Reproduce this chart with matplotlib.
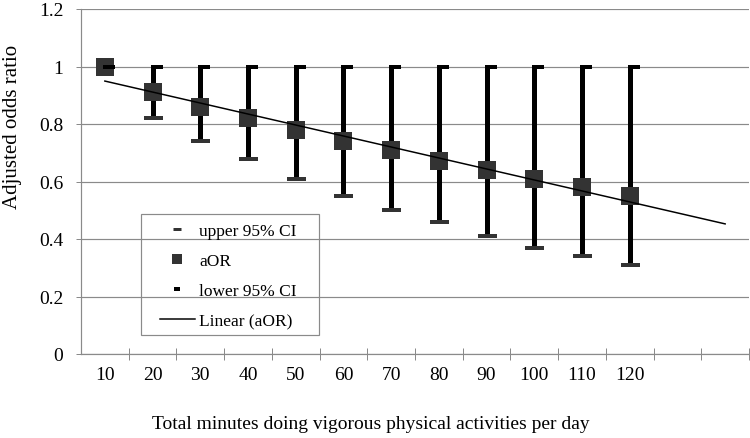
import numpy as np
import matplotlib
matplotlib.use("Agg")
import matplotlib.pyplot as plt
from matplotlib.lines import Line2D
from matplotlib.patches import Rectangle
from matplotlib.path import Path

# minutes of vigorous activity per day (category axis, two empty slots at the end)
minutes = ["10", "20", "30", "40", "50", "60", "70", "80", "90", "100", "110", "120"]
n_slots = 14

aor = [1.00, 0.91, 0.86, 0.82, 0.78, 0.74, 0.71, 0.67, 0.64, 0.61, 0.58, 0.55]
upper_ci = [1.00, 1.00, 1.00, 1.00, 1.00, 1.00, 1.00, 1.00, 1.00, 1.00, 1.00, 1.00]
lower_ci = [1.00, 0.82, 0.74, 0.68, 0.61, 0.55, 0.50, 0.46, 0.41, 0.37, 0.34, 0.31]

plt.rcParams['font.family'] = ['Liberation Serif', 'DejaVu Serif']

PX = 72 / 100  # points per pixel at dpi=100
dark = '#333333'
grid_col = '#8a8a8a'

fig = plt.figure(figsize=(7.5, 4.39), dpi=100)
ax = fig.add_axes([81 / 750, 1 - 355 / 439, 668 / 750, 345 / 439])

x = np.arange(1, len(minutes) + 1)

# high-low lines
ax.vlines(x, lower_ci, upper_ci, color='black', lw=5 * PX, zorder=3)

# aOR squares
ax.plot(x, aor, ls='none', marker='s', ms=18.5 * PX, mfc=dark, mec=dark, mew=0, zorder=4)

# lower CI dashes
ax.plot(x, lower_ci, ls='none', marker='_', ms=19 * PX, mew=4 * PX, color=dark, zorder=4)

# upper CI dashes (drawn offset to the right, like the Excel high-low style)
cap = Path([(-0.2, -0.2), (1, -0.2), (1, 0.2), (-0.2, 0.2), (-0.2, -0.2)],
           [Path.MOVETO, Path.LINETO, Path.LINETO, Path.LINETO, Path.CLOSEPOLY])
ax.plot(x, upper_ci, ls='none', marker=cap, ms=20 * PX, mfc='black', mew=0, zorder=5)

# linear trend of aOR, forecast forward 2 periods
slope, icpt = np.polyfit(x, aor, 1)
xt = np.array([1, n_slots])
ax.plot(xt, slope * xt + icpt, color='black', lw=1.5 * PX, zorder=6)

ax.set_xlim(0.5, n_slots + 0.5)
ax.set_ylim(0, 1.2)
ax.set_yticks(np.arange(0, 1.21, 0.2))
ax.set_yticklabels(['0', '0.2', '0.4', '0.6', '0.8', '1', '1.2'])
ax.yaxis.grid(True, color=grid_col, lw=1.2 * PX, zorder=0)
ax.set_axisbelow(True)

ax.set_xticks(x)
ax.set_xticklabels(minutes)
ax.set_xticks(np.arange(1.5, n_slots + 0.6, 1), minor=True)
ax.tick_params(axis='x', which='major', length=0, pad=9, labelsize=14)
ax.tick_params(axis='x', which='minor', direction='inout', length=9 * PX * 1.4, width=1 * PX, color=grid_col)
ax.tick_params(axis='y', length=5 * PX, width=1 * PX, color=grid_col, pad=9, labelsize=14)

for s in ['top', 'right']:
    ax.spines[s].set_visible(False)
for s in ['left', 'bottom']:
    ax.spines[s].set_color(grid_col)
    ax.spines[s].set_linewidth(1.2 * PX)

fig.text(13 / 750, 1 - 126.5 / 439, 'Adjusted odds ratio', rotation=90,
         ha='center', va='center', fontsize=15)
fig.text(371 / 750, 1 - 425 / 439, 'Total minutes doing vigorous physical activities per day',
         ha='center', va='center', fontsize=14)

# legend (transparent, gridlines show through) with a plain gray box
handles = [
    Line2D([], [], ls='none', marker='_', ms=8 * PX, mew=3 * PX, color=dark),
    Line2D([], [], ls='none', marker='s', ms=10 * PX, mfc=dark, mew=0),
    Line2D([], [], ls='none', marker='_', ms=6 * PX, mew=4 * PX, color='black'),
    Line2D([], [], color='black', lw=1.5 * PX),
]
labels = ['upper 95% CI', 'aOR', 'lower 95% CI', 'Linear (aOR)']
fig.legend(handles, labels, loc='upper left', bbox_to_anchor=(160 / 750, 1 - 224 / 439),
           frameon=False, fontsize=12.5, borderpad=0, borderaxespad=0,
           handlelength=2.0, handletextpad=0.25, labelspacing=0.8)
fig.add_artist(Rectangle((141 / 750, 1 - 336 / 439), 178 / 750, 121 / 439,
                         transform=fig.transFigure, fill=False, ec=grid_col, lw=1.2 * PX))

fig.savefig('out.png', dpi=100)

* EXERCISE *
Extract the lines exactly, please: the first line of the listing, the line with "ax.set_axisbelow(True)", and every line between them, but no pictures.

* RESULT FOR THIS TASK *
Reproduce this chart with matplotlib.
import numpy as np
import matplotlib
matplotlib.use("Agg")
import matplotlib.pyplot as plt
from matplotlib.lines import Line2D
from matplotlib.patches import Rectangle
from matplotlib.path import Path

# minutes of vigorous activity per day (category axis, two empty slots at the end)
minutes = ["10", "20", "30", "40", "50", "60", "70", "80", "90", "100", "110", "120"]
n_slots = 14

aor = [1.00, 0.91, 0.86, 0.82, 0.78, 0.74, 0.71, 0.67, 0.64, 0.61, 0.58, 0.55]
upper_ci = [1.00, 1.00, 1.00, 1.00, 1.00, 1.00, 1.00, 1.00, 1.00, 1.00, 1.00, 1.00]
lower_ci = [1.00, 0.82, 0.74, 0.68, 0.61, 0.55, 0.50, 0.46, 0.41, 0.37, 0.34, 0.31]

plt.rcParams['font.family'] = ['Liberation Serif', 'DejaVu Serif']

PX = 72 / 100  # points per pixel at dpi=100
dark = '#333333'
grid_col = '#8a8a8a'

fig = plt.figure(figsize=(7.5, 4.39), dpi=100)
ax = fig.add_axes([81 / 750, 1 - 355 / 439, 668 / 750, 345 / 439])

x = np.arange(1, len(minutes) + 1)

# high-low lines
ax.vlines(x, lower_ci, upper_ci, color='black', lw=5 * PX, zorder=3)

# aOR squares
ax.plot(x, aor, ls='none', marker='s', ms=18.5 * PX, mfc=dark, mec=dark, mew=0, zorder=4)

# lower CI dashes
ax.plot(x, lower_ci, ls='none', marker='_', ms=19 * PX, mew=4 * PX, color=dark, zorder=4)

# upper CI dashes (drawn offset to the right, like the Excel high-low style)
cap = Path([(-0.2, -0.2), (1, -0.2), (1, 0.2), (-0.2, 0.2), (-0.2, -0.2)],
           [Path.MOVETO, Path.LINETO, Path.LINETO, Path.LINETO, Path.CLOSEPOLY])
ax.plot(x, upper_ci, ls='none', marker=cap, ms=20 * PX, mfc='black', mew=0, zorder=5)

# linear trend of aOR, forecast forward 2 periods
slope, icpt = np.polyfit(x, aor, 1)
xt = np.array([1, n_slots])
ax.plot(xt, slope * xt + icpt, color='black', lw=1.5 * PX, zorder=6)

ax.set_xlim(0.5, n_slots + 0.5)
ax.set_ylim(0, 1.2)
ax.set_yticks(np.arange(0, 1.21, 0.2))
ax.set_yticklabels(['0', '0.2', '0.4', '0.6', '0.8', '1', '1.2'])
ax.yaxis.grid(True, color=grid_col, lw=1.2 * PX, zorder=0)
ax.set_axisbelow(True)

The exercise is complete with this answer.